Let's look at some numbers. In a 2013 Budget document labelled "Key facts for the taxpayer" - no Prime Minister pun intended - 934,000 New Zealanders earn over $50,000 per annum. The 30c tax in the dollar rate starts from $48,001. If a new America's Cup campaign was budgeted at $100 million it would be an investment of around $100 for each taxpayer, divided by the duration in years. It might need tinkering. For example, skew the burden towards Aucklanders, given they will be the major beneficiaries of any infrastructure or employment gains.
Hard decisions would be required regarding campaign personnel. New Zealanders must accept the current team needs a reshuffle and/or injection of fresh talent to improve. Dean Barker's sportsmanship has been exemplary throughout, but he's had three cracks (one defence and two challenges) as an America's Cup skipper and lost on each occasion.

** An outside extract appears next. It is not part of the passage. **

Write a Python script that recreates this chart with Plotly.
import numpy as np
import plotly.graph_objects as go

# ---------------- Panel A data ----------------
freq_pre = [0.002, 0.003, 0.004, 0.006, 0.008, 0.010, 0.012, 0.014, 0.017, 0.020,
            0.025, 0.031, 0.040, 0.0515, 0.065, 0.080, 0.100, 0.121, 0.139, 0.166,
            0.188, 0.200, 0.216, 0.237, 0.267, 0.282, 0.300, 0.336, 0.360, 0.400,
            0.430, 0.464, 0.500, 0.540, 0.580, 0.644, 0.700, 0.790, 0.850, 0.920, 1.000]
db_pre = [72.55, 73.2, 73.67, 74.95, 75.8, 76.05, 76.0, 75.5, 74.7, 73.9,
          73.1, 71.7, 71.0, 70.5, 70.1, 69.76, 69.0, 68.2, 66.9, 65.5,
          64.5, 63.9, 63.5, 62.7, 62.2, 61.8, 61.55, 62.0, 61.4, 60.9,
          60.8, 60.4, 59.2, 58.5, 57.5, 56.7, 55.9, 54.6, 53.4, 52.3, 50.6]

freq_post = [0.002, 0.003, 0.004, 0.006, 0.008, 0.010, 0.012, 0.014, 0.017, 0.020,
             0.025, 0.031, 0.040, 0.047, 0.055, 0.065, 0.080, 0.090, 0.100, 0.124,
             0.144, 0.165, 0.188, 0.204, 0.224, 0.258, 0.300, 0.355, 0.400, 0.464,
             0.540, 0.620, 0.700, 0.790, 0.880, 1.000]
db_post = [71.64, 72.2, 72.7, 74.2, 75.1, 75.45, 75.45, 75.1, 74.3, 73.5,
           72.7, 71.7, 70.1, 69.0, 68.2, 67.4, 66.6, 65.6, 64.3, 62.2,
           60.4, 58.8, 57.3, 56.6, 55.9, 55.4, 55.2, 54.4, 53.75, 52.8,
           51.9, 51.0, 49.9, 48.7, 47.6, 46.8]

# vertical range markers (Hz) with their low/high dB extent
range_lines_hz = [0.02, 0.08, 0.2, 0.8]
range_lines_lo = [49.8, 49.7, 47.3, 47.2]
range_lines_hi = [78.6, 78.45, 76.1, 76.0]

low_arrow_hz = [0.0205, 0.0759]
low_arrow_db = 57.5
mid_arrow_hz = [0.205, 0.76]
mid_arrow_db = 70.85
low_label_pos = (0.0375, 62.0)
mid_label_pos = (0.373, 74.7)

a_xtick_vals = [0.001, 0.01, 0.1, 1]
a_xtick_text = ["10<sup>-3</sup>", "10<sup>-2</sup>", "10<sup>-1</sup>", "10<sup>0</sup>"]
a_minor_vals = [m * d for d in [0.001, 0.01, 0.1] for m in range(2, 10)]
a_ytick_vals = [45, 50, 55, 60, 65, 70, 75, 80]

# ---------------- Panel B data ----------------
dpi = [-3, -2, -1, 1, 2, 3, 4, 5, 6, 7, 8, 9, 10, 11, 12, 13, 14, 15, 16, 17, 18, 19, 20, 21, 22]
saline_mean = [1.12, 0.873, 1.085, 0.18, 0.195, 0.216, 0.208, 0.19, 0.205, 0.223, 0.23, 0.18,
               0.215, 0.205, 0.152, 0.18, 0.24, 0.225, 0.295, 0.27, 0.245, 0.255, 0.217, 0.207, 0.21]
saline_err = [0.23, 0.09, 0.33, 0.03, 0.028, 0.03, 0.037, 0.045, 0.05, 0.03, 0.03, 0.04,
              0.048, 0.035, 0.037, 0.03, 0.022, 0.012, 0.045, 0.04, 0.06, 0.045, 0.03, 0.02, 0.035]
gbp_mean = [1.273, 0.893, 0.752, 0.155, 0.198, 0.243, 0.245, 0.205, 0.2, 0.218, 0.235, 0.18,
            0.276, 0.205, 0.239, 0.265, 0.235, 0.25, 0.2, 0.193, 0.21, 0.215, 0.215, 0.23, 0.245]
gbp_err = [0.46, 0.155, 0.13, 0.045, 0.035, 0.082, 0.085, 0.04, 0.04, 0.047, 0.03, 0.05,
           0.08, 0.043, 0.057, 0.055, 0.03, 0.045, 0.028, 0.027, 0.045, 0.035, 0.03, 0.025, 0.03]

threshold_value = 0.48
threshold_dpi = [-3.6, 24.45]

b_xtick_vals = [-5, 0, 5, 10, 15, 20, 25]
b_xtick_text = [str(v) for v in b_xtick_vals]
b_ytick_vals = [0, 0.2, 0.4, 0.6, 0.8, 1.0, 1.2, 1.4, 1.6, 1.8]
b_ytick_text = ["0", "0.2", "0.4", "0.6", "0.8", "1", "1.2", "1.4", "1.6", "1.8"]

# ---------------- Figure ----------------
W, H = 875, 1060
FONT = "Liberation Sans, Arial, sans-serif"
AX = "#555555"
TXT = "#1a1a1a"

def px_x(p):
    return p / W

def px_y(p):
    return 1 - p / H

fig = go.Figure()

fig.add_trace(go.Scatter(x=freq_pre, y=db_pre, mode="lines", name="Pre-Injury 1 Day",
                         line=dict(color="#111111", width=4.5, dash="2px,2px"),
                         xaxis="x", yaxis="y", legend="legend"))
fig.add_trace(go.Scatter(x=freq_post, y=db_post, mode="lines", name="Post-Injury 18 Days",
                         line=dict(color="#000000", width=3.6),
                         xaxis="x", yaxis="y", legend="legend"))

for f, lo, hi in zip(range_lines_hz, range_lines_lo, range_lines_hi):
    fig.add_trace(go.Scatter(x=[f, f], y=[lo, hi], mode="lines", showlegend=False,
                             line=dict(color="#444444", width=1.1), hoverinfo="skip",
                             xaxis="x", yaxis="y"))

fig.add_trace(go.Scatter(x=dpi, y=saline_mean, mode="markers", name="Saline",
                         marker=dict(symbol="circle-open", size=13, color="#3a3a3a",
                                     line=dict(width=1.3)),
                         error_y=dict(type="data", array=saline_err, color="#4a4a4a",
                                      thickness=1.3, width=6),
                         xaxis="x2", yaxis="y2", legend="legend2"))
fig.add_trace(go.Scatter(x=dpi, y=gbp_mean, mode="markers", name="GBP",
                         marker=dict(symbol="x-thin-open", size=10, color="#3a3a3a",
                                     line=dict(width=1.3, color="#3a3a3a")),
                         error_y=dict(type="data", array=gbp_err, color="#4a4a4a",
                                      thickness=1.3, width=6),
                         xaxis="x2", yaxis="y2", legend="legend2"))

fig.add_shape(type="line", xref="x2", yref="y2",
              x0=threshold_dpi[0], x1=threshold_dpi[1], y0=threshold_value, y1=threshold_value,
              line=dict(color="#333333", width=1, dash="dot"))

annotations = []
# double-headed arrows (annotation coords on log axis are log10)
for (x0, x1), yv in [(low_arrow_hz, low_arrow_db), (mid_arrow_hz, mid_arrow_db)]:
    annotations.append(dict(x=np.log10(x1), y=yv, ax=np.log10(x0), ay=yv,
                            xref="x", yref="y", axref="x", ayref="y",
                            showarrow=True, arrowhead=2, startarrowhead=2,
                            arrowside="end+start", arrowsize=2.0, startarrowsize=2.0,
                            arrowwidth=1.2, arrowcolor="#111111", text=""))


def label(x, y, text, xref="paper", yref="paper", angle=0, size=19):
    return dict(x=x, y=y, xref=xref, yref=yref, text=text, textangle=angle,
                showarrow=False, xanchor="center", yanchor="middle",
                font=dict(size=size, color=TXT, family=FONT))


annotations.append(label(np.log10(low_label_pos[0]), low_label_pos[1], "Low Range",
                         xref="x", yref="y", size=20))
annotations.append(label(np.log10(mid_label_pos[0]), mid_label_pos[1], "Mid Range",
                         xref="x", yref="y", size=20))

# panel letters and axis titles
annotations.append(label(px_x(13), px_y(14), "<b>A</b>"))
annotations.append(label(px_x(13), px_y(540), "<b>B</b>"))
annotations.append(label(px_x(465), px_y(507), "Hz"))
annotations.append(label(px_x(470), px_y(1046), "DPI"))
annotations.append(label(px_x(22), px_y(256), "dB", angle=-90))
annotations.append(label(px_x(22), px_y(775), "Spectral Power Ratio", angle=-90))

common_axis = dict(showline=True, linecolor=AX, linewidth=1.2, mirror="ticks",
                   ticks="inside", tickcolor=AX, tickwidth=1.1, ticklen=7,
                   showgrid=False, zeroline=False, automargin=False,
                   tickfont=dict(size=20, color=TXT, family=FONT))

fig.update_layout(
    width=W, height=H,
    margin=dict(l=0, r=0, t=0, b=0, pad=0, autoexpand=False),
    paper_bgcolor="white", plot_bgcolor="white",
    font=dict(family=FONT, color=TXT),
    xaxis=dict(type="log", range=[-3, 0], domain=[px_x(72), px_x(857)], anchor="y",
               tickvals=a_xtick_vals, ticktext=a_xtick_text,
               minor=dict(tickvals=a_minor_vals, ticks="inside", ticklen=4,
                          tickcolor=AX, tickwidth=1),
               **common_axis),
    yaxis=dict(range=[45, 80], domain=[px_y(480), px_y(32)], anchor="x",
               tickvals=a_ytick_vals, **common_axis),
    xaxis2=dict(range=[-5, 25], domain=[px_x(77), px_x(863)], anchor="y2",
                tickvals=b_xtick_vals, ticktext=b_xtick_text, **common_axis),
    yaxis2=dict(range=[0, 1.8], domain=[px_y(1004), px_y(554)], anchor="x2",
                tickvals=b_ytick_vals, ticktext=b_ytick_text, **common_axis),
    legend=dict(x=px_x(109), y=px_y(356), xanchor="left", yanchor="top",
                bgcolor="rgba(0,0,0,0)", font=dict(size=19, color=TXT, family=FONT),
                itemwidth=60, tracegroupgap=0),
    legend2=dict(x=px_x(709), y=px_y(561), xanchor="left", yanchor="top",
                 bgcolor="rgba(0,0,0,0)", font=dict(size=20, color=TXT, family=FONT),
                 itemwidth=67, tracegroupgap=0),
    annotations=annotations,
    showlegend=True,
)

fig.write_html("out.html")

It's not to say his sailing skills wouldn't be valuable, perhaps as a tactician. Grant Dalton also seems unlikely to continue as a team boss responsible for wooing sponsors and the government for cash. A change in leadership might be necessary after his 10 years' service. At least he has been stoic in defeat, a perception enhanced by his denial of any potential ETNZ legal challenge to question the improvement in Oracle's speed over the regatta.

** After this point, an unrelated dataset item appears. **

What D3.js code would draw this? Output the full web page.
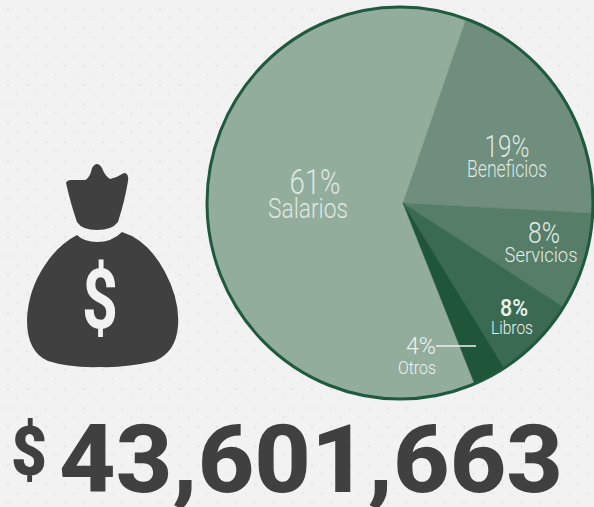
<!DOCTYPE html>
<html>
<head>
<meta charset="utf-8">
<script src="https://cdn.jsdelivr.net/npm/d3@7"></script>
<style>
  html, body { margin: 0; padding: 0; background: #f2f2f2; overflow: hidden; }
  text { font-family: Roboto, sans-serif; }
</style>
</head>
<body>
<div id="svg-container"></div>
<script>
// Data
const categories = ["Salarios", "Beneficios", "Servicios", "Libros", "Otros"];
const percentLabels = ["61%", "19%", "8%", "8%", "4%"];
// slice sizes as drawn in the reference (they differ a bit from the printed labels)
const sliceSizes = [61.25, 20.6, 8.3, 7.1, 2.75];
const sliceColors = ["#93ad9c", "#708e7d", "#567d68", "#3b6a52", "#1f5539"];
const total = "43,601,663";

// Set dimensions of the chart
const width = 594;
const height = 507;
// the slices meet at apex, slightly off the middle of the outline
const apex = { x: 403, y: 203 };
const outline = { cx: 400, cy: 203, rx: 193, ry: 196 };
const startAngle = -201.6 * Math.PI / 180;

const svg = d3.select("#svg-container")
  .append("svg")
    .attr("width", width)
    .attr("height", height)
    .style("display", "block");

const defs = svg.append("defs");

// Dotted background
const pattern = defs.append("pattern")
  .attr("id", "dots")
  .attr("width", 19)
  .attr("height", 19)
  .attr("patternUnits", "userSpaceOnUse");
pattern.append("rect").attr("width", 19).attr("height", 19).attr("fill", "#f2f2f2");
[[8, 9], [17.5, 18.5]].forEach(p => {
  pattern.append("circle")
    .attr("cx", p[0]).attr("cy", p[1]).attr("r", 1.5)
    .attr("fill", "#e9e9e9");
});
svg.append("rect").attr("width", width).attr("height", height).attr("fill", "url(#dots)");

defs.append("clipPath")
  .attr("id", "pieClip")
  .append("ellipse")
    .attr("cx", outline.cx).attr("cy", outline.cy)
    .attr("rx", outline.rx).attr("ry", outline.ry);

// Pie
const pie = d3.pie()
  .sort(null)
  .startAngle(startAngle)
  .endAngle(startAngle + 2 * Math.PI);
const arc = d3.arc().innerRadius(0).outerRadius(215);

svg.append("g")
    .attr("clip-path", "url(#pieClip)")
  .append("g")
    .attr("transform", `translate(${apex.x}, ${apex.y})`)
  .selectAll("path")
  .data(pie(sliceSizes))
  .enter()
  .append("path")
    .attr("d", arc)
    .attr("fill", (d, i) => sliceColors[i])
    .attr("stroke", (d, i) => sliceColors[i])
    .attr("stroke-width", 0.5);

svg.append("ellipse")
  .attr("cx", outline.cx).attr("cy", outline.cy)
  .attr("rx", outline.rx).attr("ry", outline.ry)
  .attr("fill", "none")
  .attr("stroke", "#1f5a3e")
  .attr("stroke-width", 3);

// Slice labels, placed to sit on the slices as in the reference
const labelSpots = [
  { pctX: 315, pctY: 194, pctSize: 35, pctLen: 51, nameX: 308, nameY: 218, nameSize: 27, nameLen: 80, weight: 300 },
  { pctX: 507, pctY: 157, pctSize: 31, pctLen: 45, nameX: 507, nameY: 177, nameSize: 23, nameLen: 80, weight: 300 },
  { pctX: 544, pctY: 243, pctSize: 29, pctLen: 32, nameX: 541, nameY: 262, nameSize: 21, nameLen: 73, weight: 300 },
  { pctX: 514, pctY: 316, pctSize: 24, pctLen: 28, nameX: 512, nameY: 334, nameSize: 19, nameLen: 42, weight: 300 },
  { pctX: 421, pctY: 354, pctSize: 24, pctLen: 30, nameX: 417, nameY: 374, nameSize: 19, nameLen: 38, weight: 300 }
];
const labelColor = ["#dfe8e2", "#dfe8e2", "#e3ebe5", "#eef2ef", "#eef2ef"];

const labels = svg.append("g")
  .selectAll("g")
  .data(categories)
  .enter()
  .append("g")
    .attr("text-anchor", "middle")
    .attr("fill", (d, i) => labelColor[i]);

labels.append("text")
  .attr("x", (d, i) => labelSpots[i].pctX)
  .attr("y", (d, i) => labelSpots[i].pctY)
  .attr("font-size", (d, i) => labelSpots[i].pctSize)
  .attr("font-weight", (d, i) => i === 3 ? 500 : labelSpots[i].weight)
  .attr("textLength", (d, i) => labelSpots[i].pctLen)
  .attr("lengthAdjust", "spacingAndGlyphs")
  .text((d, i) => percentLabels[i]);

labels.append("text")
  .attr("x", (d, i) => labelSpots[i].nameX)
  .attr("y", (d, i) => labelSpots[i].nameY)
  .attr("font-size", (d, i) => labelSpots[i].nameSize)
  .attr("font-weight", (d, i) => labelSpots[i].weight)
  .attr("textLength", (d, i) => labelSpots[i].nameLen)
  .attr("lengthAdjust", "spacingAndGlyphs")
  .text(d => d);

// Leader line for Otros
svg.append("line")
  .attr("x1", 436).attr("x2", 476)
  .attr("y1", 346).attr("y2", 346)
  .attr("stroke", "#eef2ef")
  .attr("stroke-width", 1.5);

// Money bag icon
const ink = "#404040";
const bag = svg.append("g").attr("fill", ink);
bag.append("path")
  .attr("d", "M66,183 Q67,180 71,180 Q80,180 85,180 Q90,178 92,168 Q97,160 102,168 Q105,176 110,179 Q118,177 124,173 Q129,173 128,181 Q125,200 118,222 Q112,230 97,230 Q82,230 77,222 Q71,205 66,183 Z");
bag.append("path")
  .attr("d", "M77,235 Q84,242 97,242 Q112,242 122,232 Q148,240 165,272 Q180,300 178,326 Q176,352 155,361 Q125,368 100,367 Q70,368 48,361 Q27,352 27,320 Q28,290 45,265 Q58,245 77,235 Z");
svg.append("text")
  .attr("x", 100)
  .attr("y", 328)
  .attr("text-anchor", "middle")
  .attr("font-size", 84)
  .attr("font-weight", 700)
  .attr("fill", "#f2f2f2")
  .attr("textLength", 36)
  .attr("lengthAdjust", "spacingAndGlyphs")
  .text("$");

// Total amount
svg.append("text")
  .attr("x", 11)
  .attr("y", 475)
  .attr("font-size", 68)
  .attr("font-weight", 900)
  .attr("fill", ink)
  .attr("textLength", 36)
  .attr("lengthAdjust", "spacingAndGlyphs")
  .text("$");
svg.append("text")
  .attr("x", 59)
  .attr("y", 492)
  .attr("font-size", 95)
  .attr("font-weight", 800)
  .attr("fill", ink)
  .attr("textLength", 504)
  .attr("lengthAdjust", "spacingAndGlyphs")
  .text(total);
</script>
</body>
</html>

Dalton's dignity has been contrasted by nauseating radio talkback where callers began with "I'm not a sailor but ..." and proceeded to give their 'expert insight' aka 'the latest conspiracy theory' into why their so-called 'national team' was robbed.
Three names spring to mind as possible recruits: Sir Russell Coutts, Brad Butterworth and Sir Ben Ainslie. Feel free to cherry-pick any nationalities for the boat too. It is, despite misconceptions, a corporate-sponsored event; the Formula One of sailing. You don't hear too many complaints when those dreaded Johnny Foreigners get recruited with success for the Warriors or the Breakers.
The value of any government investment would be aligned to what it could deliver in pragmatic terms for industries like boat-building and as a tourism and sporting spectacle on New Zealand waters.
Coutts is a sailing genius, arguably the best nautical mind this country has produced . Butterworth's eyes are like US military-issue binoculars when it comes to identifying zephyrs of breeze. Ainslie was part of the ETNZ campaign in the 2007 America's Cup. Given his impact on this regatta - and the fact he'd love to drive a British syndicate - it'd be hard to match his price tag or patriotic calling.
Whatever the decision, the government needs to act quickly. Populist polling to get the people's verdict is presumably underway, but the clock is ticking. Dalton has said most team members would only switch through necessity, but who could blame them if it guarantees the bills get paid while the government hesitates.